I did -- my problem with McCain-Feingold initially was the restrictions on independent expenditures that I just think you've got great constitutional problems and real -- I had genuine, really genuine concerns about the First Amendment -- infringing upon First Amendment right. And that any group out there, whether it's ALCU or National Right to Life, ought to have the right to run an ad and criticize or commend members in Congress. And to start saying you can't do that 30 days before or you can't put a picture or there or you can't say this or that, I have very, very serious problems with that.
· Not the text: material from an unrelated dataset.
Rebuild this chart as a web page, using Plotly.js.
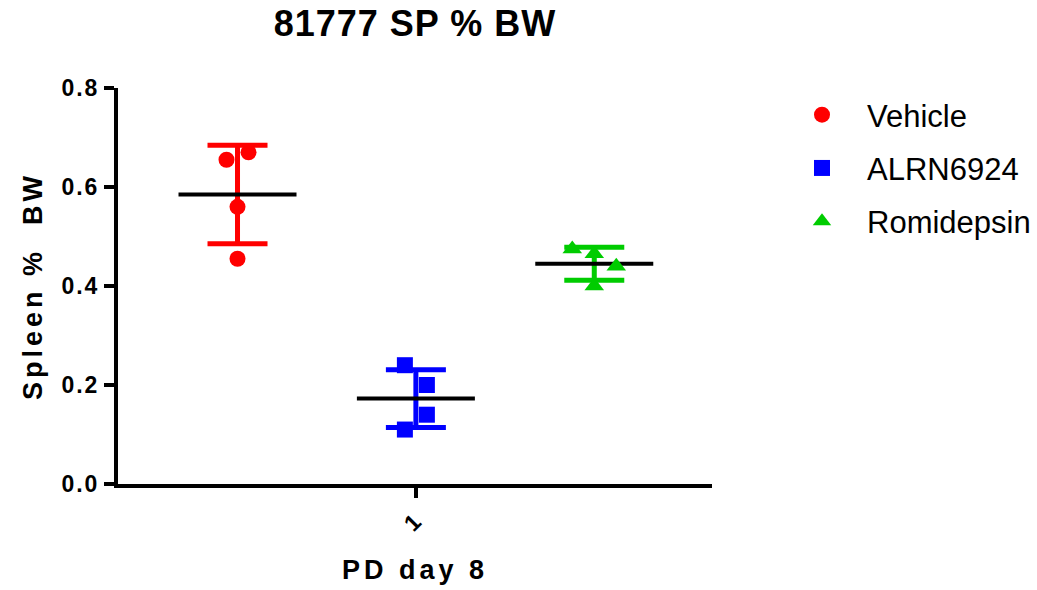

The ban on soft money, I had publicly supported that. I think the soft money has been abused; that it was never intended for soft money to work the way it works, where companies are extorted in one sense, and that money goes into the coffers of the party, and the party in turn effectively runs campaign ads with it, not at the control of the candidates. I think we needed to either put restrictions or eliminate the soft money. So I voted for the watered-down version of it.

I think the fact that Mitch McConnell is holding hearings and has talked about limitations, restrictions on the soft money, says how far the debate has moved, and that McCain has had a big impact on the realization that there's probably going to be something done on that. I don't know whether it will happen this year in the midst -- I doubt that anything will happen this year in the midst of an election year.

But you've got, you know, George Bush, now, George W. Bush saying we ought to ban soft money. So he's got his own version of campaign finance reform. But I think probably we're going to have something next year.

This year -- what have we got, 50 days, legislative days left? Fifty-two legislative? Not much time. And it's -- everybody's desire is -- I mean, when we go into a conference and Trent Lott says, we were on recess last week and we ticked up three more points in the polls, there's a recognition that we do a lot better when we're out of town than when we're in town.

(Laughter.)

So the main emphasis about getting the appropriations bills done early and wrapping things up early, and so things like campaign finance reform that you have a week-long debate on, the Democrats could coerce us into that kind of having to devote -- where Lott would have to say, we ought to set aside three days for this or whatever.

But with McCain on the road, I just don't expect that you're even going to have the debate on the floor this year. That you'll have the hearings and we'll not actually have a vote on a bill.

MR. BAROODY: Thank you.

MR. HUTCHINSON: Thank you very much. I've enjoyed it as I always do.